What is expected
Scan the data below for the string "diagram". Copy every line where it appears.

Information given
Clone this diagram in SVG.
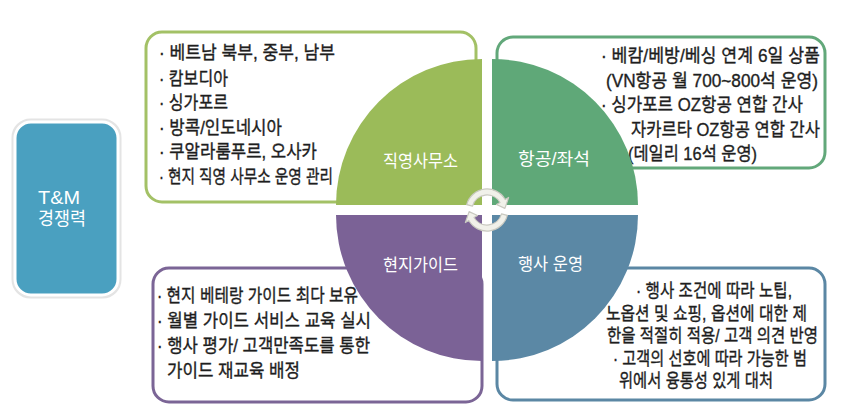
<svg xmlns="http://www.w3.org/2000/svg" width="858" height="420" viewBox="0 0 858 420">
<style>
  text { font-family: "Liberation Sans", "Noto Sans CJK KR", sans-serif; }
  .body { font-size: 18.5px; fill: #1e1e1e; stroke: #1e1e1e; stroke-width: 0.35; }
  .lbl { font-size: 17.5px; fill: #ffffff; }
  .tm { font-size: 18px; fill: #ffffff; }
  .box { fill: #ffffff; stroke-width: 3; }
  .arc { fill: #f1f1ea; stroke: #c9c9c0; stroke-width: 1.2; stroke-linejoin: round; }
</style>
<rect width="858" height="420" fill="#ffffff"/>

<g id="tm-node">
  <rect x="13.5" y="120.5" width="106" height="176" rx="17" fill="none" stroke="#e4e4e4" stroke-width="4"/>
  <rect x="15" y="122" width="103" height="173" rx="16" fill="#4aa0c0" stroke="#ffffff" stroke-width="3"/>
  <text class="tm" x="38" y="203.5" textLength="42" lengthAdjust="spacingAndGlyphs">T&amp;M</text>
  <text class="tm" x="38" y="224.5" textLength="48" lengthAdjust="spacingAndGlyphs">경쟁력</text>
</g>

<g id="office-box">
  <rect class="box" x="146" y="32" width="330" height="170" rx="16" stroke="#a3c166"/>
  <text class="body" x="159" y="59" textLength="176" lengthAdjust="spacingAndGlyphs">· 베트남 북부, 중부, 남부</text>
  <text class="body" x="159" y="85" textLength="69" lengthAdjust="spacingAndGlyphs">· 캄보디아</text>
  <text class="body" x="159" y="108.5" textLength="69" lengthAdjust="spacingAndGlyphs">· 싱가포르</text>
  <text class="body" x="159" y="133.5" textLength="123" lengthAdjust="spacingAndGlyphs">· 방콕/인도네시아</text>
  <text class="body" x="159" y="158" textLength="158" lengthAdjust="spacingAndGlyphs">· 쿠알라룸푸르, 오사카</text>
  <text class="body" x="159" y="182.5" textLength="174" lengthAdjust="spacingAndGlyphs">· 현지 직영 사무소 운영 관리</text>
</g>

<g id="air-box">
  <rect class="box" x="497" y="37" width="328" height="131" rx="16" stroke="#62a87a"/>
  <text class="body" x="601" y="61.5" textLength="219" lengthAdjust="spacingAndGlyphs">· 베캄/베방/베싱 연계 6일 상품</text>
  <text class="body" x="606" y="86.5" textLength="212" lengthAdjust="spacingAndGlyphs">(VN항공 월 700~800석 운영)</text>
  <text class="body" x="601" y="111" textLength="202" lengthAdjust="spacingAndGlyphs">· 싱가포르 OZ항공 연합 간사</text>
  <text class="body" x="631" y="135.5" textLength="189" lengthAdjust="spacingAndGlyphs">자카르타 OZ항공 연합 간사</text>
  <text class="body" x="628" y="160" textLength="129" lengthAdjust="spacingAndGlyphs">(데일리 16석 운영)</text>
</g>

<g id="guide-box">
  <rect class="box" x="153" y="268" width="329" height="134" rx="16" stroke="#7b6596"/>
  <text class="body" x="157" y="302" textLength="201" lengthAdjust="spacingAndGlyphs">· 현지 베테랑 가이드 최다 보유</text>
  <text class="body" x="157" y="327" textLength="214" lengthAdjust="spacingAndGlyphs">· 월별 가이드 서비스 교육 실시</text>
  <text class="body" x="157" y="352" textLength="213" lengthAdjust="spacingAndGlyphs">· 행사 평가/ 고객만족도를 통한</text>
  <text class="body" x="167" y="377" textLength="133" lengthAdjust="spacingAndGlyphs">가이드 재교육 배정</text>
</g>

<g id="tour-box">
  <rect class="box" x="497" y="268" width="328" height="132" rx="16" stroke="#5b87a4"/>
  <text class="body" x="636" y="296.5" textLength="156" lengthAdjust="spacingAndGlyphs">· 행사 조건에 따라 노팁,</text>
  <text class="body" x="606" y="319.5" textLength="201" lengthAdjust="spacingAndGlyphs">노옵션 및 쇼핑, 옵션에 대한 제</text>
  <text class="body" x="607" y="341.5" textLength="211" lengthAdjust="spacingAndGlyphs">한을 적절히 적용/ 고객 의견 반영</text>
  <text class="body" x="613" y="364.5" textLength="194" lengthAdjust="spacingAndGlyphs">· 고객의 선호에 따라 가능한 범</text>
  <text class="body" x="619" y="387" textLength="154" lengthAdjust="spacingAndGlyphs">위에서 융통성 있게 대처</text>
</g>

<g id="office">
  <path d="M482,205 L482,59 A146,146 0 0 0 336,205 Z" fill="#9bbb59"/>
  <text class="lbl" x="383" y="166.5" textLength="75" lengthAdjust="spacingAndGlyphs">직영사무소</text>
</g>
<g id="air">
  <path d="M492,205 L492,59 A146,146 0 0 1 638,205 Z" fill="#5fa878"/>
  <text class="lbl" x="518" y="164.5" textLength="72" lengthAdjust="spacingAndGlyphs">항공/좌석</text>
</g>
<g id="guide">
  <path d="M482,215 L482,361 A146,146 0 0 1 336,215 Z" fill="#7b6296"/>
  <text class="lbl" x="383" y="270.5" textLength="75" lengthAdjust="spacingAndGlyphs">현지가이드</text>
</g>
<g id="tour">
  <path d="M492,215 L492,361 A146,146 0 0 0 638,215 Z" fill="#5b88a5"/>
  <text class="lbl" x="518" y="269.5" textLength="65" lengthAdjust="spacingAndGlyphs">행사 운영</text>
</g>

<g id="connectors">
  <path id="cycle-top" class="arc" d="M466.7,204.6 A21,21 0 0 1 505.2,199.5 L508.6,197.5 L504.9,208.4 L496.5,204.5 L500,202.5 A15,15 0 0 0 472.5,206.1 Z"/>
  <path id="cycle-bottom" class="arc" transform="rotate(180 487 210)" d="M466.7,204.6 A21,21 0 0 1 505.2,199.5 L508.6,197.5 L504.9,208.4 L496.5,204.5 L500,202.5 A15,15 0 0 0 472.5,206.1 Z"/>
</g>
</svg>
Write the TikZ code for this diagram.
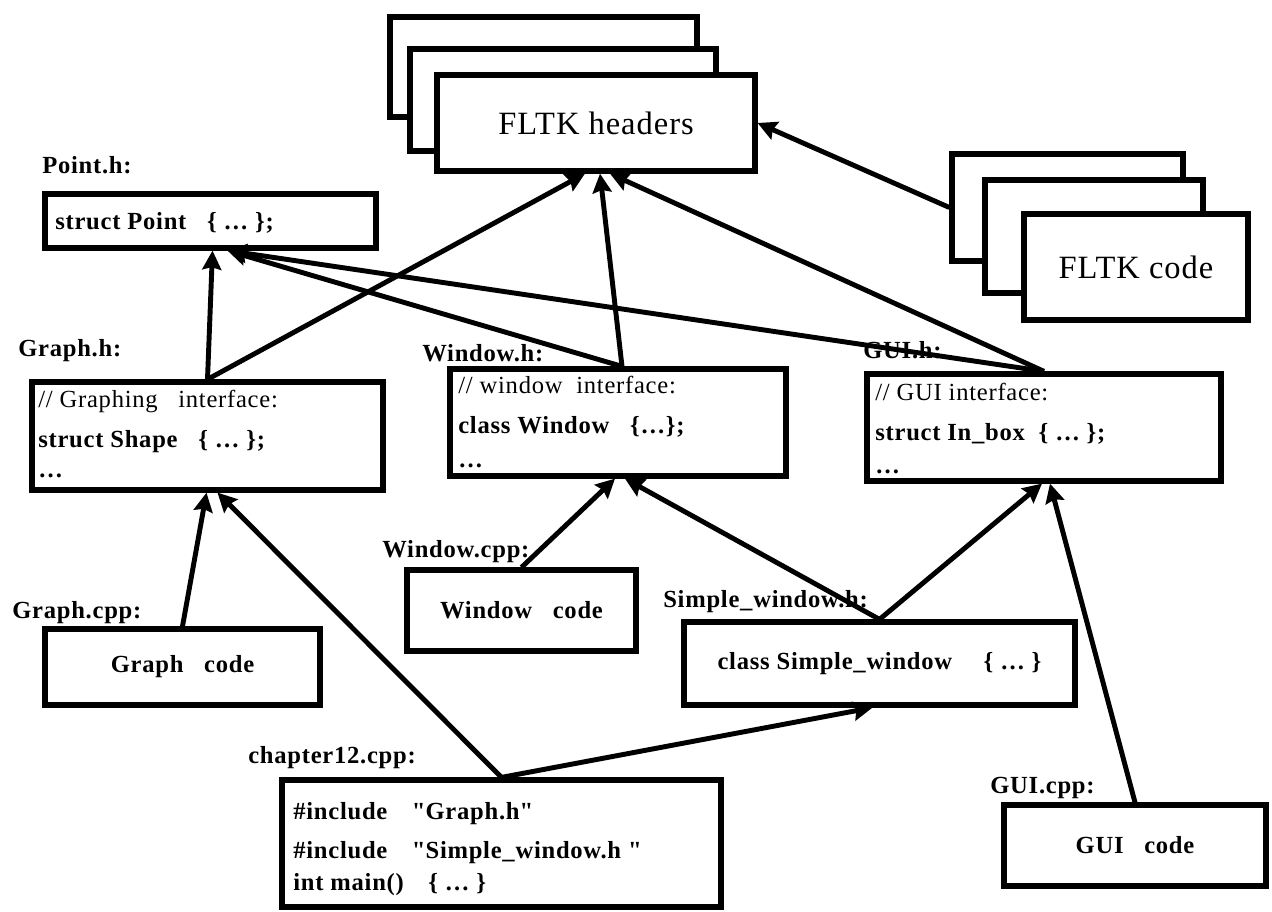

Result
Clone this diagram in SVG.
Write the TikZ code for this diagram.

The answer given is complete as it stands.